Aim of the exercise: Show every line in the records below that contains the word "matplotlib".

Source code of charts
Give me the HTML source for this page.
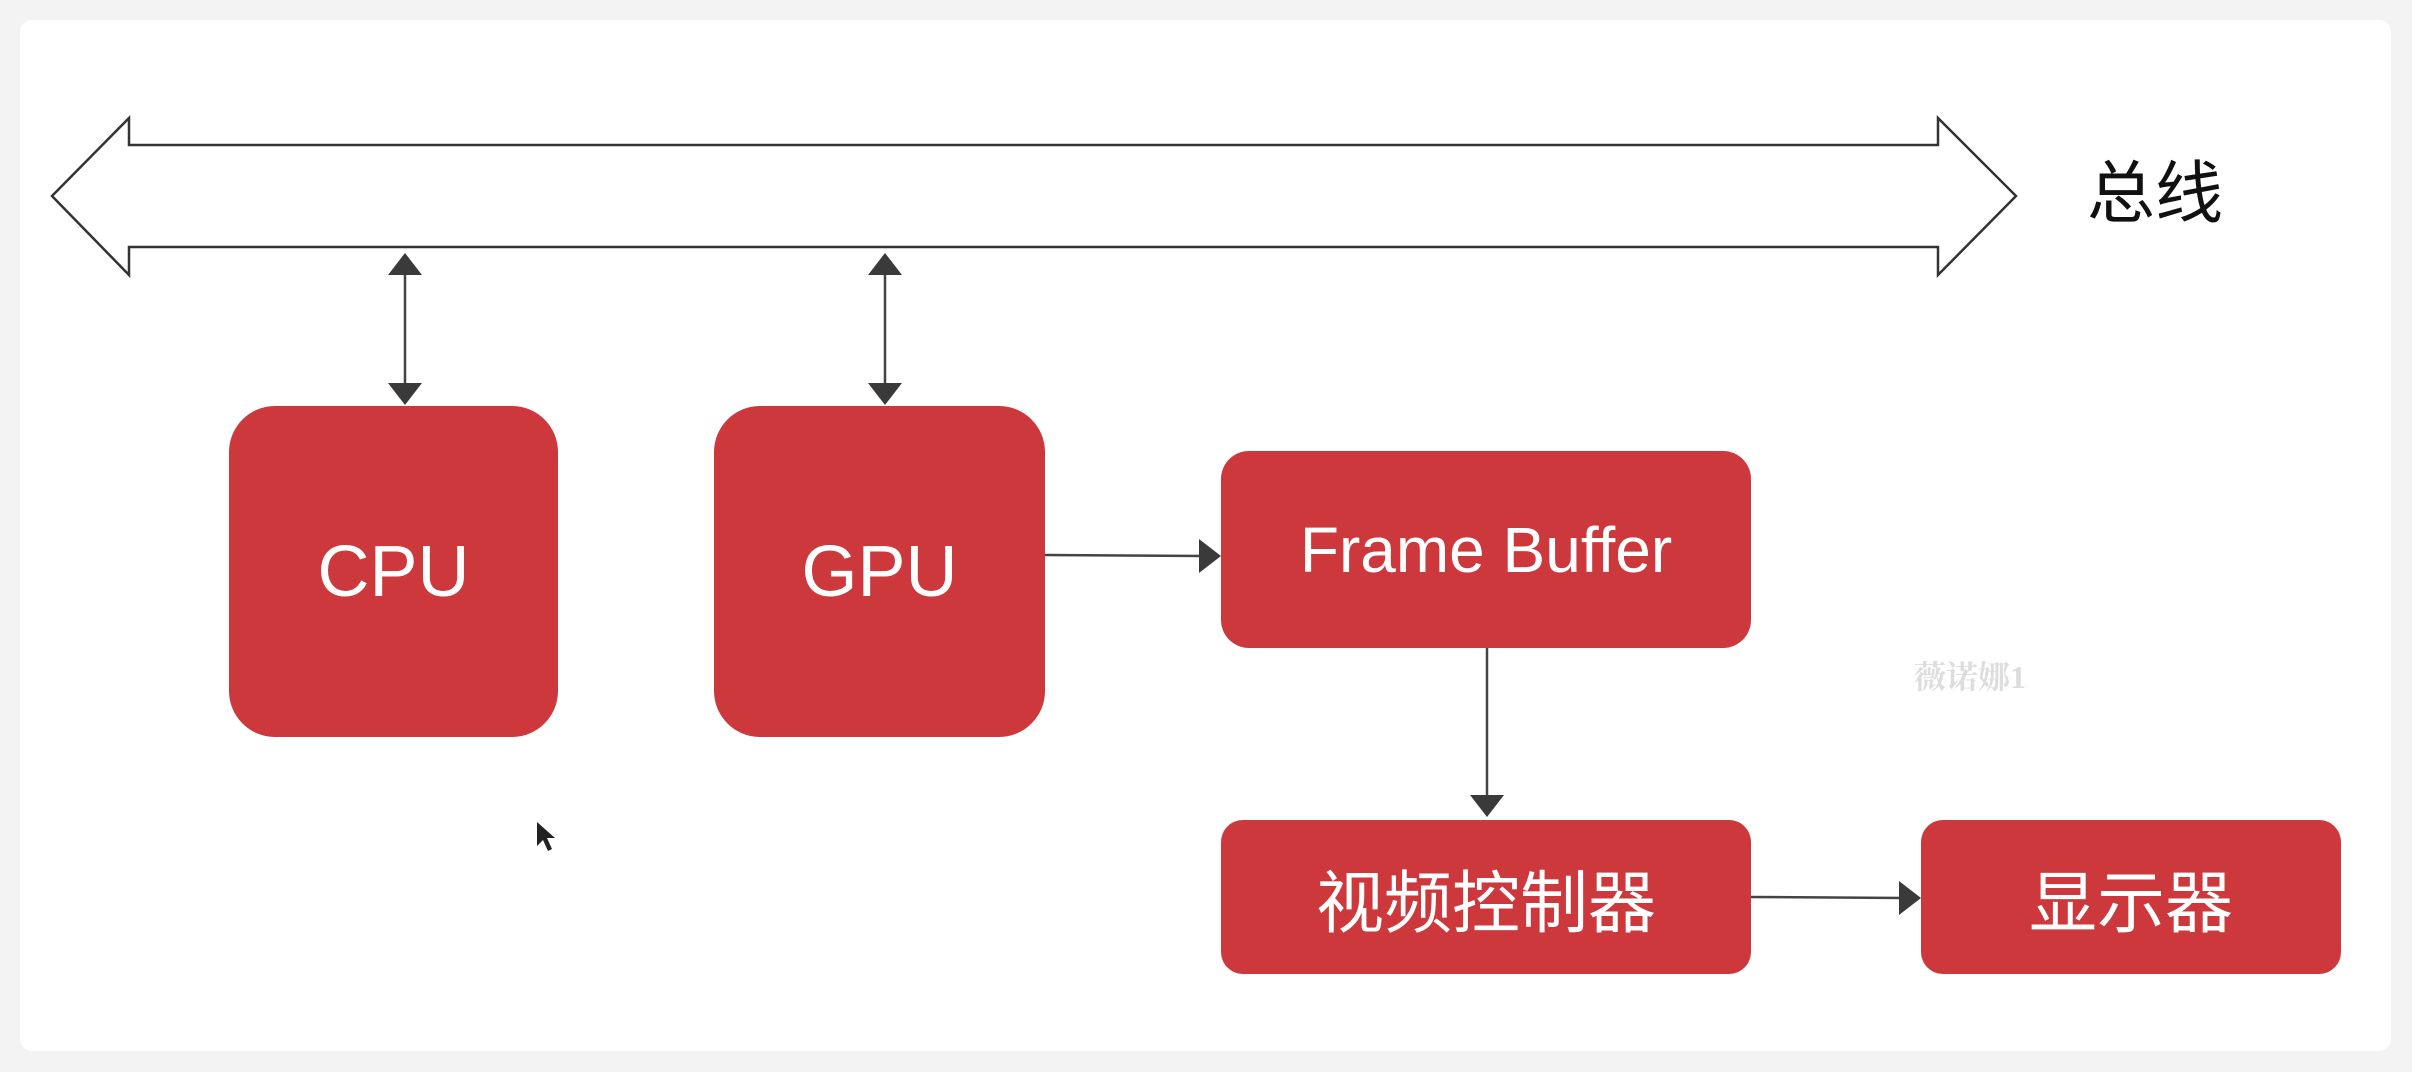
<!DOCTYPE html>
<html><head><meta charset="utf-8"><style>
html,body{margin:0;padding:0;background:#f3f3f3;}
body{width:2412px;height:1072px;position:relative;overflow:hidden;font-family:"Liberation Sans","Noto Sans CJK SC",sans-serif;}
.card{position:absolute;left:20px;top:20px;width:2371px;height:1031px;background:#fff;border-radius:12px;}
.box{position:absolute;background:#cc383b;color:#fff;display:flex;align-items:center;justify-content:center;}
</style></head><body>
<div class="card"></div>
<svg width="2412" height="1072" style="position:absolute;left:0;top:0">
<defs>
<marker id="a" markerWidth="10" markerHeight="10" refX="9" refY="5" orient="auto" markerUnits="userSpaceOnUse" viewBox="0 0 10 10"></marker>
</defs>
<polygon points="52,196 129,118 129,145 1938,145 1938,118 2016,196 1938,275 1938,247 129,247 129,275" fill="#fff" stroke="#333" stroke-width="2.5"/>
<g stroke="#444" stroke-width="2.5" fill="#3a3a3a">
<line x1="405" y1="270" x2="405" y2="388"/>
<polygon points="405,253 388,275 422,275" stroke="none"/>
<polygon points="405,405 388,383 422,383" stroke="none"/>
<line x1="885" y1="270" x2="885" y2="388"/>
<polygon points="885,253 868,275 902,275" stroke="none"/>
<polygon points="885,405 868,383 902,383" stroke="none"/>
<line x1="1045" y1="555" x2="1205" y2="556"/>
<polygon points="1221,556 1199,539 1199,573" stroke="none"/>
<line x1="1487" y1="648" x2="1487" y2="800"/>
<polygon points="1487,817 1470,795 1504,795" stroke="none"/>
<line x1="1751" y1="897" x2="1905" y2="898"/>
<polygon points="1921,898 1899,881 1899,915" stroke="none"/>
</g>
<polygon points="537,822 537,846 543,840 548,851 552,849 547,838 555,838" fill="#222"/>
</svg>
<div style="position:absolute;left:2087px;top:160px;font-size:68px;color:#111;line-height:1">总线</div>
<div class="box" style="left:229px;top:406px;width:329px;height:331px;border-radius:46px;font-size:72px">CPU</div>
<div class="box" style="left:714px;top:406px;width:331px;height:331px;border-radius:46px;font-size:72px">GPU</div>
<div class="box" style="left:1221px;top:451px;width:530px;height:197px;border-radius:28px;font-size:64px">Frame Buffer</div>
<div class="box" style="left:1221px;top:820px;width:530px;height:154px;border-radius:22px;font-size:68px">视频控制器</div>
<div class="box" style="left:1921px;top:820px;width:420px;height:154px;border-radius:22px;font-size:68px">显示器</div>
<div style="position:absolute;left:1914px;top:652px;font-size:32px;color:#ddd;font-family:'Liberation Serif','Noto Serif CJK SC',serif;font-weight:bold">薇诺娜1</div>
</body></html>
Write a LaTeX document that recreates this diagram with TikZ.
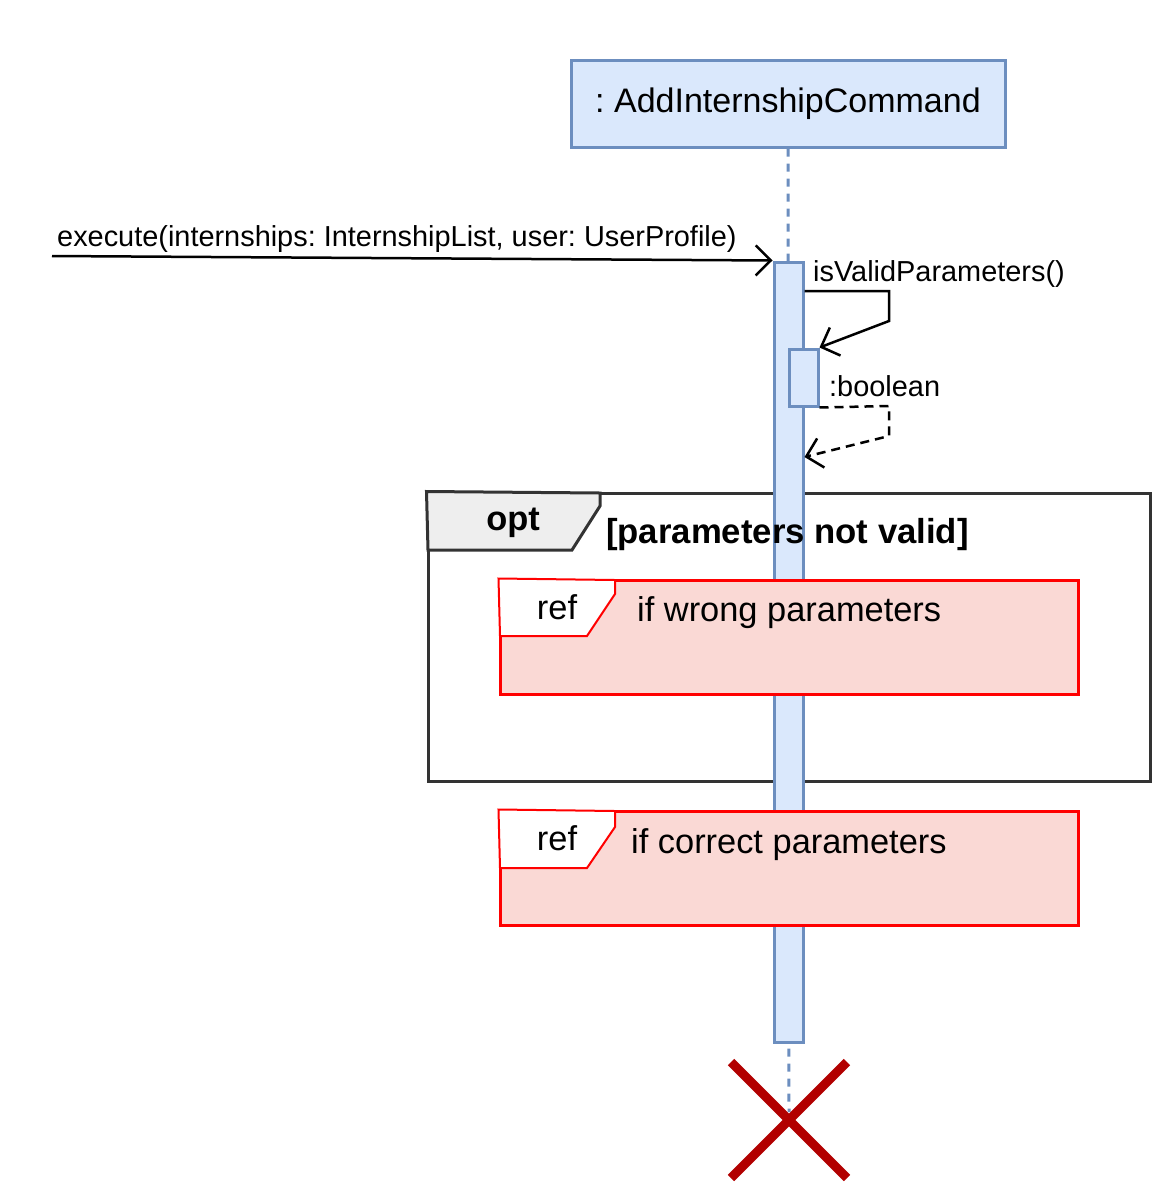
\documentclass[tikz,border=0pt]{standalone}
\usepackage{fontspec}
\setmainfont{Liberation Sans}
\usetikzlibrary{arrows.meta,positioning}
\frenchspacing

\definecolor{lifefill}{HTML}{DAE8FC}
\definecolor{lifedraw}{HTML}{6C8EBF}
\definecolor{reffill}{HTML}{FAD9D5}
\definecolor{framegray}{HTML}{333333}
\definecolor{tabgray}{HTML}{EEEEEE}
\definecolor{crossred}{HTML}{B20000}

\tikzset{
  life/.style={draw=lifedraw, fill=lifefill, line width=3pt, inner sep=0pt},
  msg/.style={line width=2.5pt, -{Straight Barb[length=15pt,width=30pt]}},
  ret/.style={msg, dash pattern=on 9pt off 6pt},
  small/.style={font=\fontsize{28.9}{34}\selectfont, inner sep=0pt},
  big/.style={font=\fontsize{34.4}{40}\selectfont, inner sep=0pt},
  refbox/.style={draw=red, fill=reffill, line width=3pt, inner sep=0pt,
    minimum width=578pt, minimum height=114pt},
  reftab/.style={draw=red, fill=white, line width=2pt},
}

\begin{document}
\begin{tikzpicture}[x=1pt,y=-1pt]
   \useasboundingbox (0,0) rectangle (1171,1200);

   % lifeline head and dashed line
   \node[life, minimum width=434pt, minimum height=87pt, font=\fontsize{34}{40}\selectfont] (cmd) at (788,103.5) {: AddInternshipCommand};
   \coordinate (lifeend) at (789,1112);
   \draw[lifedraw, line width=3pt, dash pattern=on 8pt off 7pt] (cmd.south) -- (lifeend);

   % opt frame
   \node[draw=framegray, line width=3pt, minimum width=722pt, minimum height=288pt, inner sep=0pt] (opt) at (789,637) {};
   \draw[framegray, fill=tabgray, line width=3pt] (opt.north west) -- (600,493) -- (600,506) -- (572,550) -- (428,550) -- cycle;

   % activations
   \node[life, minimum width=29pt, minimum height=780pt] (act) at (788.5,652) {};
   \node[life, minimum width=29pt, minimum height=57pt] (sub) at (803.5,377.5) {};

   % messages
   \coordinate (start) at (52,256);
   \draw[msg] (start) -- (act.north west);
   \node[small, anchor=base west] (execlbl) at (57,246) {execute(internships: InternshipList, user: UserProfile)};

   \draw[msg] (act.east |- 0,291) -- (889,291) -- (889,321) -- (sub.north east);
   \node[small, anchor=base west] (validlbl) at (813,281) {isValidParameters()};

   \draw[ret] (sub.south east) -- (889,406) -- (889,436) -- (act.east |- 0,457);
   \node[small, anchor=base west] (boollbl) at (829,396) {:boolean};

   \node[big, anchor=base] (optlbl) at (513,530) {\bfseries opt};
   \node[big, anchor=base west, font=\fontsize{34.7}{40}\selectfont\bfseries] (guard) at (606,543) {[parameters not valid]};

   % ref boxes
   \node[refbox] (wrong) at (789,637) {};
   \draw[reftab] (wrong.north west) -- (615,580) -- (615,594) -- (587,636) -- (500,636) -- cycle;
   \node[big, anchor=base] (wrongref) at (557,619) {ref};
   \node[big, anchor=base west] (wronglbl) at (637,621) {if wrong parameters};

   \node[refbox] (right) at (789,868) {};
   \draw[reftab] (right.north west) -- (615,811) -- (615,827) -- (587,868) -- (500,868) -- cycle;
   \node[big, anchor=base] (rightref) at (557,850) {ref};
   \node[big, anchor=base west] (rightlbl) at (631,853) {if correct parameters};

   % destruction
   \draw[crossred, line width=9pt] (731,1062) -- (847,1178) (731,1178) -- (847,1062);

\end{tikzpicture}
\end{document}
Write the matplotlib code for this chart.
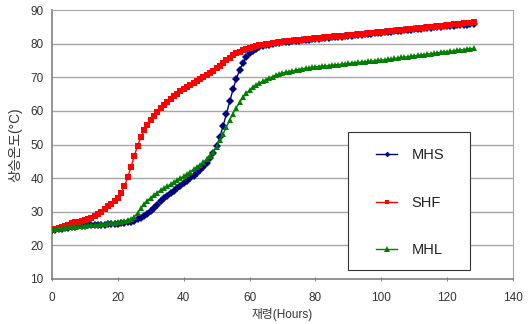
"""
Temperature rise of three mixes over curing time (MHS / SHF / MHL).
"""

import numpy as np
import matplotlib.pyplot as plt
from matplotlib.patches import Rectangle

plt.rcParams['font.family'] = ['Liberation Sans', 'Noto Sans CJK KR', 'DejaVu Sans']

# Curing time (hours), one reading per hour
hours = list(range(0, 129))

# Temperature rise (deg C)
mhs = [
    24.5, 24.7, 24.9, 25.0, 25.2, 25.3, 25.5, 25.6, 25.7, 25.8,
    25.9, 26.0, 26.0, 26.1, 26.1, 26.2, 26.2, 26.3, 26.3, 26.4,
    26.4, 26.5, 26.6, 26.8, 27.0, 27.3, 27.7, 28.2, 28.8, 29.4,
    30.2, 31.1, 32.1, 33.1, 34.0, 34.8, 35.6, 36.3, 37.0, 37.7,
    38.4, 39.1, 39.9, 40.7, 41.5, 42.4, 43.4, 44.6, 46.0, 47.6,
    49.5, 52.3, 55.6, 59.2, 62.9, 66.5, 69.6, 72.2, 74.3, 75.9,
    77.1, 77.9, 78.5, 78.9, 79.2, 79.5, 79.7, 79.9, 80.1, 80.3,
    80.4, 80.5, 80.6, 80.7, 80.8, 80.9, 81.0, 81.1, 81.2, 81.3,
    81.4, 81.5, 81.6, 81.7, 81.8, 81.9, 82.0, 82.1, 82.1, 82.2,
    82.3, 82.4, 82.5, 82.6, 82.7, 82.8, 82.9, 83.0, 83.1, 83.2,
    83.3, 83.4, 83.5, 83.6, 83.7, 83.8, 83.9, 84.0, 84.1, 84.2,
    84.3, 84.4, 84.5, 84.6, 84.7, 84.8, 84.9, 85.0, 85.1, 85.2,
    85.3, 85.4, 85.4, 85.5, 85.5, 85.6, 85.6, 85.7, 85.7,
]

shf = [
    24.5, 24.9, 25.3, 25.6, 25.9, 26.2, 26.5, 26.8, 27.0, 27.2,
    27.5, 27.8, 28.2, 28.7, 29.3, 30.0, 30.8, 31.6, 32.4, 33.2,
    34.2, 35.6, 37.6, 40.2, 43.3, 46.6, 49.6, 52.1, 54.2, 55.9,
    57.3, 58.6, 59.7, 60.8, 61.8, 62.7, 63.5, 64.3, 65.1, 65.8,
    66.5, 67.1, 67.7, 68.3, 69.0, 69.5, 70.0, 70.6, 71.2, 71.9,
    72.7, 73.5, 74.3, 75.1, 75.8, 76.5, 77.1, 77.6, 78.0, 78.4,
    78.7, 79.0, 79.3, 79.5, 79.7, 79.9, 80.0, 80.2, 80.3, 80.5,
    80.6, 80.7, 80.8, 80.9, 81.0, 81.1, 81.2, 81.3, 81.4, 81.5,
    81.6, 81.7, 81.8, 81.9, 82.0, 82.1, 82.2, 82.3, 82.3, 82.4,
    82.5, 82.6, 82.7, 82.8, 82.9, 83.0, 83.1, 83.2, 83.3, 83.4,
    83.5, 83.6, 83.7, 83.8, 83.9, 84.0, 84.1, 84.2, 84.3, 84.4,
    84.5, 84.6, 84.7, 84.8, 84.9, 85.0, 85.1, 85.2, 85.3, 85.4,
    85.5, 85.6, 85.7, 85.8, 85.9, 86.0, 86.1, 86.2, 86.3,
]

mhl = [
    24.5, 24.8, 25.0, 25.2, 25.3, 25.4, 25.5, 25.6, 25.7, 25.8,
    25.9, 26.0, 26.0, 26.1, 26.2, 26.3, 26.4, 26.5, 26.6, 26.7,
    26.8, 27.0, 27.2, 27.5, 27.9, 28.5, 29.6, 31.0, 32.3, 33.3,
    34.2, 35.0, 35.7, 36.4, 37.0, 37.6, 38.2, 38.8, 39.4, 40.0,
    40.6, 41.2, 41.9, 42.6, 43.3, 44.0, 44.8, 45.7, 46.7, 47.9,
    49.4, 51.2, 53.2, 55.3, 57.3, 59.2, 61.0, 62.6, 64.0, 65.2,
    66.2, 67.0, 67.7, 68.3, 68.8, 69.3, 69.8, 70.2, 70.6, 71.0,
    71.3, 71.5, 71.7, 71.9, 72.1, 72.3, 72.5, 72.7, 72.8, 73.0,
    73.1, 73.2, 73.3, 73.4, 73.5, 73.6, 73.7, 73.8, 73.9, 74.0,
    74.1, 74.2, 74.3, 74.4, 74.5, 74.6, 74.7, 74.8, 74.9, 75.0,
    75.1, 75.2, 75.4, 75.5, 75.6, 75.7, 75.9, 76.0, 76.1, 76.2,
    76.4, 76.5, 76.6, 76.7, 76.9, 77.0, 77.1, 77.2, 77.4, 77.5,
    77.6, 77.7, 77.9, 78.0, 78.1, 78.2, 78.4, 78.5, 78.6,
]

x_ticks = [0, 20, 40, 60, 80, 100, 120, 140]
y_ticks = [10, 20, 30, 40, 50, 60, 70, 80, 90]

series = [
    ('MHS', mhs, '#000080', 'D', 3.6),
    ('SHF', shf, '#ff0000', 's', 4.1),
    ('MHL', mhl, '#008000', '^', 5.0),
]

fig = plt.figure(figsize=(5.30, 3.24), dpi=100)
ax = fig.add_axes([0.098, 0.139, 0.870, 0.830])

# horizontal gridlines only
for y in y_ticks[1:-1]:
    ax.axhline(y, color='#a6a6a6', linewidth=1.0, zorder=0)

for name, vals, color, marker, ms in series:
    ax.plot(hours, vals, color=color, linewidth=1.0, marker=marker,
            markersize=ms, markeredgewidth=0, label=name, zorder=3)

ax.set_xlim(0, 140)
ax.set_ylim(10, 90)
ax.set_xticks(x_ticks)
ax.set_yticks(y_ticks)
ax.tick_params(axis='both', labelsize=8.5, labelcolor='#333333',
               length=3, width=0.8, color='#888888', direction='inout')
ax.tick_params(axis='x', pad=8)
ax.tick_params(axis='y', length=0, pad=6)

for side in ['top', 'right']:
    ax.spines[side].set_color('#a6a6a6')
for side in ['left', 'bottom']:
    ax.spines[side].set_color('#808080')
    ax.spines[side].set_linewidth(1.2)

ax.set_ylabel('상승온도(°C)', fontsize=9.8, color='#333333', labelpad=6)
ax.set_xlabel('재령(Hours)', fontsize=8.5, color='#333333', labelpad=3)

# legend box is drawn separately so the entries can sit centred in a wide frame
box = Rectangle((0.642, 0.034), 0.265, 0.512, transform=ax.transAxes,
                facecolor='white', edgecolor='#333333', linewidth=0.8,
                zorder=4)
ax.add_patch(box)

leg = ax.legend(loc='center', bbox_to_anchor=(0.777, 0.283),
                fontsize=10.5, frameon=False, labelspacing=2.3,
                borderpad=0, handlelength=1.4, handletextpad=1.0,
                markerscale=0.8, borderaxespad=0)
leg.set_zorder(5)
for t in leg.get_texts():
    t.set_color('#222222')

fig.savefig('out.png', dpi=100)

The answer:
Write the matplotlib code for this chart.
import matplotlib.pyplot as plt
from matplotlib.patches import Rectangle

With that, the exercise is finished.